En effet, dans le contexte d’une probable décision des pouvoirs publics en faveur d’une telle mesure, ceux-ci ont demandé au groupe de travail multiacteur du Forum des droits sur l’internet (pouvoirs publics, acteurs économiques et société civile), de réfléchir à l’élaboration d’un cadre juridique et technique acceptable par l’ensemble des acteurs.
Conditions nécessaires à la mise en place du filtrage des sites pédopornographiques par les fournisseurs d’accès à l’internet
Organisme de référence en matière de règles et d’usages du monde numérique, le Forum des droits sur l’internet publie sa Recommandation «Les enfants du Net III». Ce texte constitue le troisième volet des réflexions du Forum en matière de protection des mineurs sur internet. La Recommandation a été adoptée par le Conseil d’orientation du Forum des droits sur l’internet le 29 octobre 2008.
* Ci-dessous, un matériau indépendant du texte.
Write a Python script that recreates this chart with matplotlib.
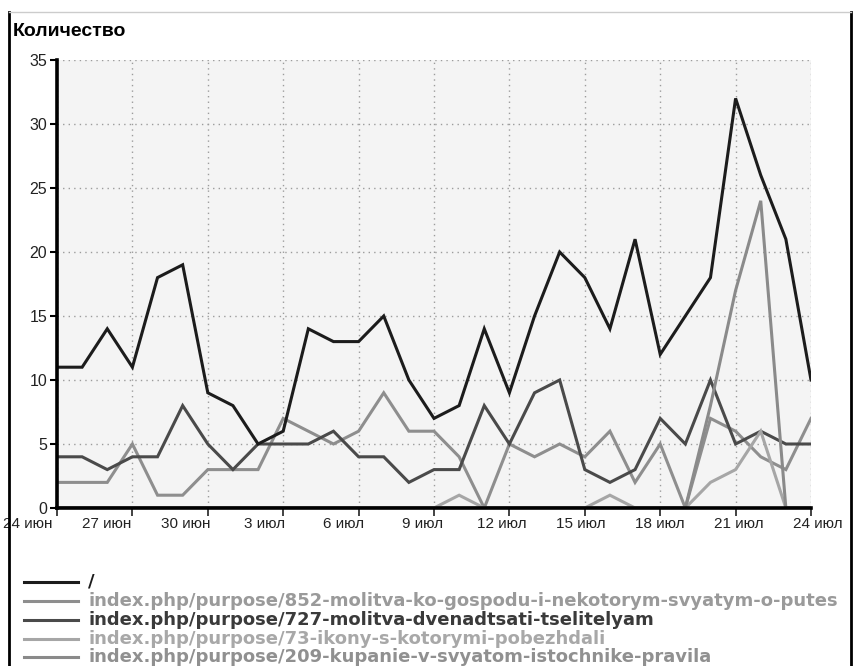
import numpy as np
import matplotlib
matplotlib.use('Agg')
import matplotlib.pyplot as plt
from matplotlib.lines import Line2D
from matplotlib import transforms

# days 24 июн .. 24 июл
days = np.arange(31)
tick_days = [0, 3, 6, 9, 12, 15, 18, 21, 24, 27, 30]
tick_labels = ['24 июн', '27 июн', '30 июн', '3 июл', '6 июл', '9 июл',
               '12 июл', '15 июл', '18 июл', '21 июл', '24 июл']

root = [11, 11, 14, 11, 18, 19, 9, 8, 5, 6, 14, 13, 13, 15, 10, 7,
        8, 14, 9, 15, 20, 18, 14, 21, 12, 15, 18, 32, 26, 21, 10]
p852 = [2, 2, 2, 5, 1, 1, 3, 3, 3, 7, 6, 5, 6, 9, 6, 6,
        4, 0, 5, 4, 5, 4, 6, 2, 5, 0, 7, 6, 4, 3, 7]
p727 = [4, 4, 3, 4, 4, 8, 5, 3, 5, 5, 5, 6, 4, 4, 2, 3,
        3, 8, 5, 9, 10, 3, 2, 3, 7, 5, 10, 5, 6, 5, 5]
p73 = [0, 0, 0, 0, 0, 0, 0, 0, 0, 0, 0, 0, 0, 0, 0, 0,
       1, 0, 0, 0, 0, 0, 1, 0, 0, 0, 2, 3, 6, 0, 0]
p209 = [0, 0, 0, 0, 0, 0, 0, 0, 0, 0, 0, 0, 0, 0, 0, 0,
        0, 0, 0, 0, 0, 0, 0, 0, 0, 0, 8, 17, 24, 0, 0]

names = ['/',
         'index.php/purpose/852-molitva-ko-gospodu-i-nekotorym-svyatym-o-putes',
         'index.php/purpose/727-molitva-dvenadtsati-tselitelyam',
         'index.php/purpose/73-ikony-s-kotorymi-pobezhdali',
         'index.php/purpose/209-kupanie-v-svyatom-istochnike-pravila']
series = [root, p852, p727, p73, p209]
colors = ['#1c1c1c', '#8e8e8e', '#4a4a4a', '#a6a6a6', '#8a8a8a']
text_colors = ['#1c1c1c', '#9a9a9a', '#3a3a3a', '#a8a8a8', '#909090']

plt.rcParams['font.family'] = ['Liberation Sans', 'DejaVu Sans']

W, H = 855, 666
fig = plt.figure(figsize=(W / 100, H / 100), dpi=100)
ax = fig.add_axes([57 / W, 1 - 508 / H, (811 - 57) / W, (508 - 60) / H])
ax.set_facecolor('#f4f4f4')

# draw light ones first, black on top
for i in [4, 3, 1, 2, 0]:
    ax.plot(days, series[i], color=colors[i], lw=2.2, zorder=3 + i * 0.1 if i else 4,
            solid_joinstyle='miter')

ax.set_xlim(0, 30)
ax.set_ylim(0, 35)
ax.set_yticks(range(0, 36, 5))
ax.set_xticks(tick_days)
ax.set_xticklabels([])
ax.grid(True, color='#9c9c9c', linestyle=(0, (1, 3)), linewidth=1)
ax.set_axisbelow(True)

for s in ['top', 'right']:
    ax.spines[s].set_visible(False)
for s in ['left', 'bottom']:
    ax.spines[s].set_linewidth(2.6)
    ax.spines[s].set_color('black')
    ax.spines[s].set_zorder(5)

ax.tick_params(axis='y', direction='out', length=5, width=1.5, color='black',
               labelsize=11.5, labelcolor='#222222', pad=2)
ax.tick_params(axis='x', direction='out', length=6, width=1.2, color='#222222')

# x labels: original spreads them a bit wider than the ticks
blend = transforms.blended_transform_factory(ax.transData, ax.transAxes)
for i, (d, lab) in enumerate(zip(tick_days, tick_labels)):
    dx = (-29 + i * 3.6) / 100
    off = transforms.ScaledTranslation(dx, -16 / 100, fig.dpi_scale_trans)
    ax.text(d, 0, lab, transform=blend + off, ha='center', va='center',
            fontsize=11, color='#222222', clip_on=False)

fig.text(13 / W, 1 - 31 / H, 'Количество', fontsize=14, fontweight='bold',
         color='black', va='center', ha='left')

# legend drawn by hand, like the original
rows = [582, 601, 620, 639, 657]
for i in range(5):
    y = 1 - rows[i] / H
    fig.add_artist(Line2D([24 / W, 78 / W], [y, y], color=colors[i], lw=2.2))
    fig.text(88 / W, y, names[i], fontsize=13, fontweight='bold',
             color=text_colors[i], va='center', ha='left', family='DejaVu Sans')

# outer frame
fig.add_artist(Line2D([9 / W, 9 / W], [0, 1 - 12 / H], color='black', lw=2))
fig.add_artist(Line2D([851 / W, 851 / W], [0, 1 - 12 / H], color='black', lw=2))
fig.add_artist(Line2D([9 / W, 851 / W], [1 - 12 / H, 1 - 12 / H], color='#cccccc', lw=1))

fig.savefig('out.png', dpi=100)
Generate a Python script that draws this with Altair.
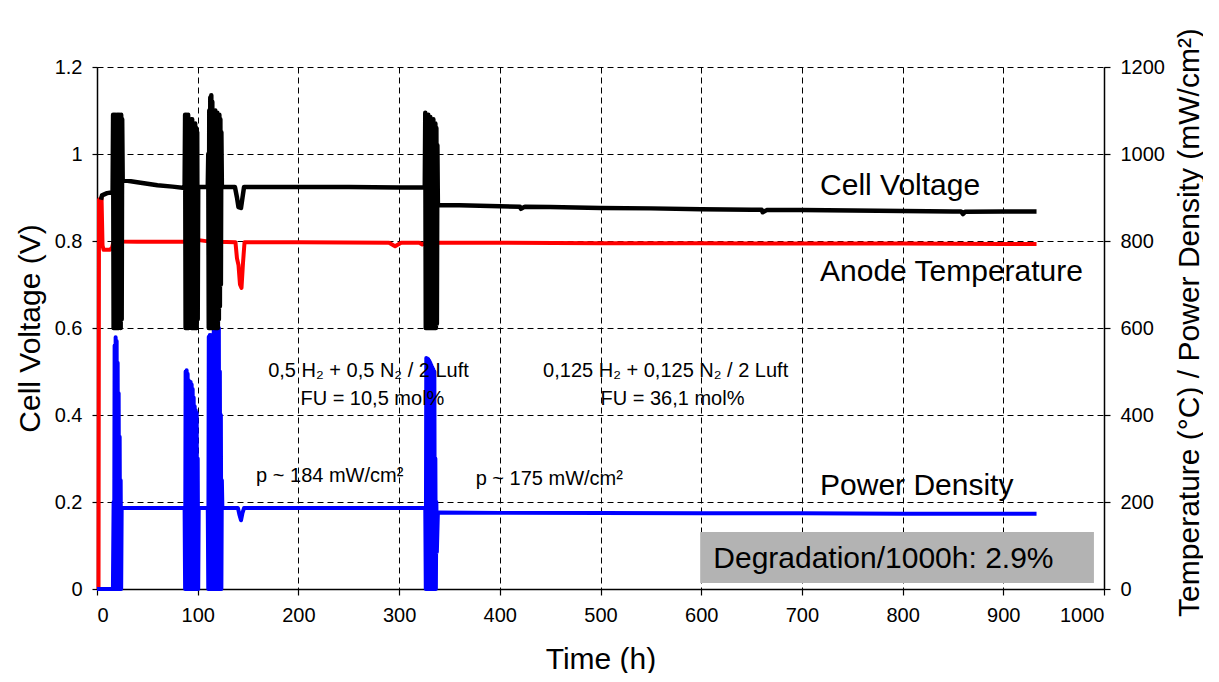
import altair as alt
import pandas as pd

FONT = "Liberation Sans"

# ---------------- Cell voltage (V), left axis ----------------
V_T = [4.0, 5, 10, 15.5,
       16, 16.5, 17, 17.5, 18, 18.5, 19, 19.5, 20, 20.5, 21, 21.5, 22, 22.5,
       23, 23.5, 24, 24.5, 25, 25.5,
       40, 60, 75, 87,
       87.5, 88, 88.5, 89, 89.5, 90, 90.5, 91, 91.5, 92, 92.5,
       93.5, 94, 94.5, 95, 95.5, 96, 96.5, 97, 97.5, 98, 98.5, 99, 99.5, 100, 100.5,
       105, 110,
       110.5, 111, 111.5, 112, 112.5, 113, 113.5, 114, 114.5, 115, 115.5, 116,
       116.5, 117, 117.5, 118, 118.5, 119, 119.5, 120, 120.5, 121, 121.5, 122,
       122.5, 123, 123.5, 124,
       130, 137, 139, 140.5, 143, 144.5, 146, 160, 200, 250, 300, 325.5,
       326, 326.5, 327, 327.5, 328, 328.5, 329, 329.5, 330, 330.5, 331, 331.5,
       332, 332.5, 333, 333.5, 334, 334.5, 335, 335.5, 336, 336.5, 337, 337.5,
       338, 338.5,
       360, 400, 420, 421, 425, 450, 500, 550, 600, 650, 660, 661, 665, 700,
       750, 800, 850, 858, 860, 862, 900, 933]
V_V = [0.895, 0.905, 0.91, 0.912,
       1.09, 0.60, 1.09, 0.60, 1.09, 0.60, 1.08, 0.60, 1.09, 0.60, 1.09, 0.60, 1.09, 0.61,
       1.08, 0.60, 1.09, 0.62, 1.08, 0.94,
       0.935, 0.928, 0.925, 0.922,
       1.09, 0.60, 1.09, 0.60, 1.08, 0.60, 1.09, 0.60, 1.08, 0.61, 0.92,
       1.08, 0.60, 1.08, 0.60, 1.07, 0.60, 1.07, 0.60, 1.07, 0.60, 1.06, 0.60, 1.05, 0.62, 0.924,
       0.924, 0.924,
       1.00, 0.60, 1.10, 0.60, 1.13, 0.60, 1.135, 0.60, 1.12, 0.60, 1.08, 0.62,
       1.09, 0.60, 1.10, 0.60, 1.09, 0.60, 1.095, 0.60, 1.09, 0.62, 1.09, 0.65,
       1.08, 0.70, 1.05, 0.924,
       0.924, 0.924, 0.90, 0.878, 0.876, 0.90, 0.924, 0.924, 0.924, 0.924, 0.923, 0.923,
       1.095, 0.60, 1.09, 0.60, 1.09, 0.60, 1.09, 0.60, 1.085, 0.60, 1.085, 0.60,
       1.08, 0.60, 1.08, 0.60, 1.08, 0.60, 1.07, 0.60, 1.07, 0.60, 1.06, 0.61,
       1.02, 0.882,
       0.882, 0.880, 0.879, 0.874, 0.879, 0.878, 0.876, 0.875, 0.873, 0.872, 0.872, 0.866,
       0.871, 0.871, 0.870, 0.869, 0.868, 0.868, 0.862, 0.867, 0.868, 0.868]

# ---------------- Anode temperature (°C), right axis ----------------
T_T = [1.5, 2.0, 4.5, 5.5, 6.5, 13, 15, 16, 18, 20, 22,
       40, 60, 88, 89, 90, 100, 101, 114, 115, 118, 119,
       137.5, 139, 140.5, 142, 143.5, 145, 146.5,
       200, 290, 296, 302, 320, 323, 326,
       330, 331, 332,
       400, 500, 600, 700, 800, 900, 933]
T_V = [0, 895, 900, 790, 780, 780, 785, 795, 800, 803, 799,
       798, 798, 798, 803, 798, 798, 802, 798, 805, 806, 798,
       797, 760, 745, 700, 692, 750, 797,
       797, 796, 788, 796, 796, 792, 796,
       796, 802, 796,
       796, 795, 795, 794, 794, 793, 793]

# ---------------- Power density (mW/cm²), right axis ----------------
P_T = [0, 15.8,
       16.5, 17, 17.5, 18, 18.5, 19, 19.5, 20, 20.5, 21, 21.5, 22, 22.5, 23, 23.5, 24, 24.5,
       40, 60, 87,
       87.5, 88, 88.5, 89, 89.5, 90, 90.5, 91, 91.5, 92, 92.5,
       93, 93.5, 94, 94.5, 95, 95.5, 96, 96.5, 97, 97.5, 98, 98.5, 99, 99.5, 100, 100.5, 101,
       110,
       110.5, 111, 111.5, 112, 112.5, 113, 113.5, 114, 114.5, 115, 115.5, 116,
       116.5, 117, 117.5, 118, 118.5, 119, 119.5, 120, 120.5, 121, 121.5, 122,
       122.5, 123, 123.5, 124, 124.5,
       140, 141.5, 143, 144.5, 146,
       200, 250, 326,
       326.5, 327, 327.5, 328, 328.5, 329, 329.5, 330, 330.5, 331, 331.5, 332,
       332.5, 333, 333.5, 334, 334.5, 335, 335.5, 336, 336.5, 337, 337.5, 338.5,
       339.5, 400, 500, 600, 700, 800, 900, 933]
P_V = [0, 0,
       200, 0, 560, 0, 579, 0, 570, 0, 520, 0, 450, 0, 350, 0, 250, 0, 186,
       186, 186, 186,
       0, 500, 0, 503, 0, 495, 0, 480, 0, 470, 0,
       476, 0, 470, 0, 460, 0, 440, 0, 420, 0, 411, 0, 405, 0, 300, 0, 186,
       186,
       0, 580, 0, 584, 0, 584, 0, 580, 0, 575, 0, 640,
       0, 655, 0, 657, 0, 650, 0, 640, 0, 600, 0, 500,
       0, 400, 0, 250, 186,
       186, 170, 158, 175, 186,
       186, 186, 186,
       0, 531, 0, 530, 0, 528, 0, 525, 0, 520, 0, 515,
       0, 510, 0, 505, 0, 500, 0, 300, 0, 200, 85, 175,
       176, 175, 175, 174, 174, 173, 173, 173]

assert len(V_T) == len(V_V), (len(V_T), len(V_V))
assert len(T_T) == len(T_V), (len(T_T), len(T_V))
assert len(P_T) == len(P_V), (len(P_T), len(P_V))

# ---------------- Annotations ----------------
LABEL_TEXT = ["Cell Voltage", "Anode Temperature", "Power Density",
              "0,5 H\u2082 + 0,5 N\u2082 / 2 Luft", "FU = 10,5 mol%",
              "0,125 H\u2082 + 0,125 N\u2082 / 2 Luft", "FU = 36,1 mol%",
              "p ~ 184 mW/cm\u00b2", "p ~ 175 mW/cm\u00b2",
              "Degradation/1000h: 2.9%"]
LABEL_T = [718, 718, 718, 170, 202, 443, 500, 158, 376, 612]
LABEL_V = [0.906, 0.708, 0.216, 0.487, 0.423, 0.487, 0.423, 0.246, 0.239, 0.048]
LABEL_SIZE = [30, 30, 30, 20, 20, 20, 20, 20, 20, 30]

BOX_T = [599]
BOX_T2 = [990]
BOX_V = [0.014]
BOX_V2 = [0.131]

X_TICKS = list(range(0, 1001, 100))
V_TICKS = [0, 0.2, 0.4, 0.6, 0.8, 1.0, 1.2]
R_TICKS = [0, 200, 400, 600, 800, 1000, 1200]

W, H = 1007, 522

volt_df = pd.DataFrame({"t": V_T, "v": V_V})
right_df = pd.concat([
    pd.DataFrame({"t": T_T, "p": T_V, "series": "Anode Temperature"}),
    pd.DataFrame({"t": P_T, "p": P_V, "series": "Power Density"}),
], ignore_index=True)
label_df = pd.DataFrame({"t": LABEL_T, "v": LABEL_V, "text": LABEL_TEXT, "size": LABEL_SIZE})
box_df = pd.DataFrame({"t": BOX_T, "t2": BOX_T2, "v": BOX_V, "v2": BOX_V2})

x_scale = alt.Scale(domain=[0, 1000], nice=False, zero=False)
x_axis = alt.Axis(title="Time (h)", values=X_TICKS, format="d", grid=True,
                  tickSize=6, labelPadding=10, titleX=W / 2, titleY=79,
                  titleBaseline="alphabetic", titleAlign="center")
X = alt.X("t:Q", scale=x_scale, axis=x_axis)

right_layer = alt.Chart(right_df).mark_line(strokeWidth=4, strokeJoin="round").encode(
    x=X,
    y=alt.Y("p:Q", scale=alt.Scale(domain=[0, 1200], nice=False),
            axis=alt.Axis(orient="right", title="Temperature (°C) / Power Density (mW/cm²)",
                          values=R_TICKS, format="d", grid=False, tickSize=6,
                          labelPadding=10, titleAngle=270, titleX=85, titleY=H / 2 - 6,
                          titleBaseline="middle", titleAlign="center")),
    color=alt.Color("series:N",
                    scale=alt.Scale(domain=["Anode Temperature", "Power Density"],
                                    range=["#ff0000", "#0000ff"]),
                    legend=None),
)

V_scale = alt.Scale(domain=[0, 1.2], nice=False)
V_axis = alt.Axis(orient="left", title="Cell Voltage (V)", values=V_TICKS, format=".1~f",
                  grid=True, tickSize=5, labelPadding=10, titleAngle=270,
                  titleX=-67, titleY=H / 2, titleBaseline="middle", titleAlign="center")

volt_line = alt.Chart(volt_df).mark_line(color="black", strokeWidth=4.5, strokeJoin="round").encode(
    x=X, y=alt.Y("v:Q", scale=V_scale, axis=V_axis)
)
box = alt.Chart(box_df).mark_rect(color="#b3b3b3").encode(
    x=X, x2="t2:Q", y=alt.Y("v:Q", scale=V_scale, axis=V_axis), y2="v2:Q"
)
labels = alt.Chart(label_df).mark_text(align="left", baseline="alphabetic", font=FONT,
                                       color="black").encode(
    x=X, y=alt.Y("v:Q", scale=V_scale, axis=V_axis), text="text:N",
    size=alt.Size("size:Q", scale=None, legend=None)
)

left_layer = alt.layer(volt_line, box, labels)

chart = alt.layer(right_layer, left_layer).resolve_scale(y="independent").properties(
    width=W, height=H,
    padding={"left": 89, "top": 59, "right": 99, "bottom": 84},
    autosize=alt.AutoSizeParams(type="none"),
).configure_view(stroke=None).configure_axis(
    labelFont=FONT, titleFont=FONT, labelFontSize=20, titleFontSize=30,
    labelColor="black", titleColor="black", titleFontWeight="normal",
    domainColor="black", domainWidth=1.5, tickColor="black", tickWidth=1.2,
    gridColor="black", gridDash=[6, 4], gridWidth=1, gridOpacity=1,
)

chart.save("out.html", embed_options={"renderer": "svg", "actions": False})
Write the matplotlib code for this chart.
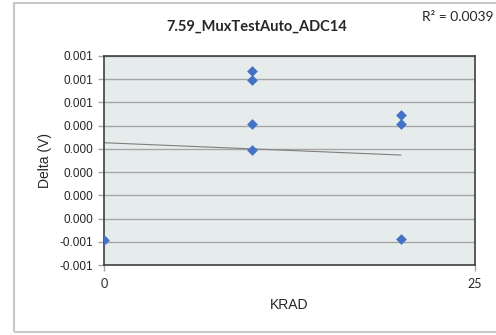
import matplotlib
matplotlib.use("Agg")
import matplotlib.pyplot as plt
from matplotlib.patches import Rectangle
from matplotlib.ticker import FixedLocator, FuncFormatter

# data
krad = [0, 10, 10, 10, 10, 20, 20, 20]
delta = [-0.000585, 0.000871, 0.000793, 0.000414, 0.000188, 0.000492, 0.000414, -0.000574]
trend_slope = -5.3e-6      # Excel linear trendline
trend_icpt = 0.000253
trend_x = [0, 20]
r2_text = "R² = 0.0039"
title = "7.59_MuxTestAuto_ADC14"
y_ticks = [-0.0008, -0.0006, -0.0004, -0.0002, 0.0, 0.0002, 0.0004, 0.0006, 0.0008, 0.0010]
x_ticks = [0, 25]

plt.rcParams['font.family'] = ['Liberation Sans', 'DejaVu Sans']

fig = plt.figure(figsize=(4.96, 3.35), dpi=100)
fig.patch.set_facecolor('white')

# outer chart border
fig.patches.append(Rectangle((14 / 496, 3 / 335), 490 / 496, 329 / 335, transform=fig.transFigure,
                             fill=False, edgecolor='#c8c8c8', linewidth=1.5))

ax = fig.add_axes([104 / 496, 1 - 265 / 335, 371 / 496, 209 / 335])
ax.set_facecolor('#e6ebeb')

ax.scatter(krad, delta, marker='D', s=30, color='#4472c4', zorder=3, linewidths=0)
ty = [trend_slope * x + trend_icpt for x in trend_x]
ax.plot(trend_x, ty, color='#7f7f7f', linewidth=0.8, zorder=2)

ax.set_xlim(0, 25)
ax.set_ylim(-0.0008, 0.0010)
ax.xaxis.set_major_locator(FixedLocator(x_ticks))
ax.yaxis.set_major_locator(FixedLocator(y_ticks))
ax.yaxis.set_major_formatter(FuncFormatter(lambda v, p: "%.3f" % v if round(v, 3) != 0 else "0.000"))
ax.grid(axis='y', color='#a6a6a6', linewidth=1.0)
ax.set_axisbelow(True)

for s in ax.spines.values():
    s.set_color('#404040')
    s.set_linewidth(1.2)

ax.tick_params(axis='both', colors='#a6a6a6', labelcolor='#262626', length=4, width=1)
ax.tick_params(axis='y', labelsize=8.5)
ax.tick_params(axis='x', labelsize=9, pad=5)
for lbl in ax.get_xticklabels():
    lbl.set_family(['Lato', 'DejaVu Sans'])

ax.set_xlabel("KRAD", fontsize=10, color='#262626', labelpad=6)
ax.set_ylabel("Delta (V)", fontsize=10, color='#262626', labelpad=6)

fig.text(257 / 496, 1 - 27 / 335, title, ha='center', va='center', fontsize=10.5, fontweight='bold',
         color='#262626', family=['Lato', 'DejaVu Sans'])
fig.text(494 / 496, 1 - 17 / 335, r2_text, ha='right', va='center', fontsize=10, color='#262626',
         family=['Lato', 'DejaVu Sans'])

fig.savefig("out.png", dpi=100)
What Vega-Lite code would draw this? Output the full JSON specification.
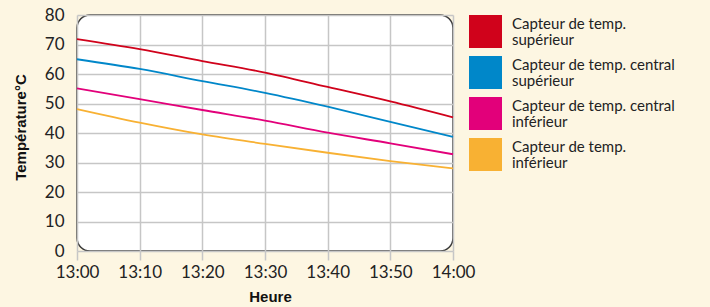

Les actions menées par les services de police et de gendarmerie se heurtent fréquemment à l’impossibilité de faire fermer certains sites pédopornographiques hébergés à l’étranger. Le filtrage au niveau de l’accès de ces sites a ainsi fait l’objet d’un intérêt particulier de la part du ministère de l’Intérieur, notamment au travers des actions de lutte contre la cybercriminalité, et du secrétariat d’État chargé de la Famille.
Dans le contexte d’une probable décision des pouvoirs publics en faveur d’une telle mesure, ceux-ci ont demandé au groupe de travail multiacteur du Forum des droits sur l’internet (pouvoirs publics, acteurs économiques et société civile), de réfléchir à l’élaboration d’un cadre juridique et technique acceptable par l’ensemble des acteurs.
Un cadre juridique et technique dédié exclusivement à la prévention de la pédopornographie
La question du filtrage au niveau de l’accès est extraordinairement délicate car les solutions recherchées doivent résoudre une difficile équation : empêcher les accès involontaires et complexifier les accès volontaires aux contenus pédopornographiques, tout en garantissant le respect de la liberté d’expression et de communication. Par ailleurs, le recours au seul cadre judiciaire s’avère insuffisant. En conséquence, il est apparu nécessaire de réfléchir à la mise en œuvre d’un cadre spécifique apportant toutes les garanties indispensables à la préservation des libertés fondamentales. À ce titre, l’objectif clairement affirmé de ce filtrage au niveau de l’accès est la seule préservation de l’ordre public pour faire cesser un trouble existant et la prévention d’une infraction ; il ne saurait, en aucun cas, avoir une finalité de répression.
En outre, le Forum insiste sur la nécessité de circonscrire cette mesure aux seuls contenus pédopornographiques et souhaite que les modifications législatives nécessaires soient effectuées dans le cadre d’une loi spécifique à la lutte contre la pédopornographie sans extension du périmètre à d’autres contenus.
Un dispositif qui repose sur le respect absolu des libertés fondamentales
Le Forum propose un dispositif constitué de quatre étapes assorti de fortes garanties dans le respect des libertés fondamentales.
1. Identification des sites pédopornographiques par les forces de police et de gendarmerie, les internautes (plates-formes de signalement) et la coopération internationale.
2. Constitution, par les services spécialisés de l’OCLTIC, d’une liste quotidienne de sites à filtrer et transmission de celle-ci de manière sécurisée et cryptée à une autorité nationale compétente.
3. Validation de la liste par l’autorité nationale compétente, intermédiaire entre les forces de l’ordre et les fournisseurs d’accès à l’internet, puis transmission de la liste de façon sécurisée et cryptée aux opérateurs de communication électronique. Cette autorité est la seule habilitée à demander aux opérateurs de procéder au filtrage.
4. Contrôle a posteriori par l’autorité nationale compétente de la procédure et du blocage des sites.
La forme juridique précise de l’autorité nationale compétente devra être arbitrée par les pouvoirs publics. En tout état de cause, l’autorité devra être constituée selon quatre axes :
- réactivité,
- protection des libertés fondamentales : indépendance, impartialité, principe du contradictoire, confidentialité,
- respect de la transparence,
- recours en cas de filtrage abusif ou de décision infondée : gracieux, devant l’autorité nationale compétente, ou contentieux, devant le juge.
Une mise en œuvre qui doit prendre en compte des contraintes techniques importantes
Techniquement, différentes solutions de filtrage sont envisageables. Compte-tenu de la spécificité du réseau français, le Forum des droits sur l’internet souhaite, qu’à partir de la réalisation d’études techniques approfondies par les fournisseurs d’accès à l’internet, ceux-ci puissent déterminer le système de filtrage le plus adéquat à leur infrastructure. Ce choix devra être effectué dans un délai de quatre mois à partir de la publication d’un cahier des charges, défini par le Forum, avec le concours du Conseil général des technologies de l’information (CGTI).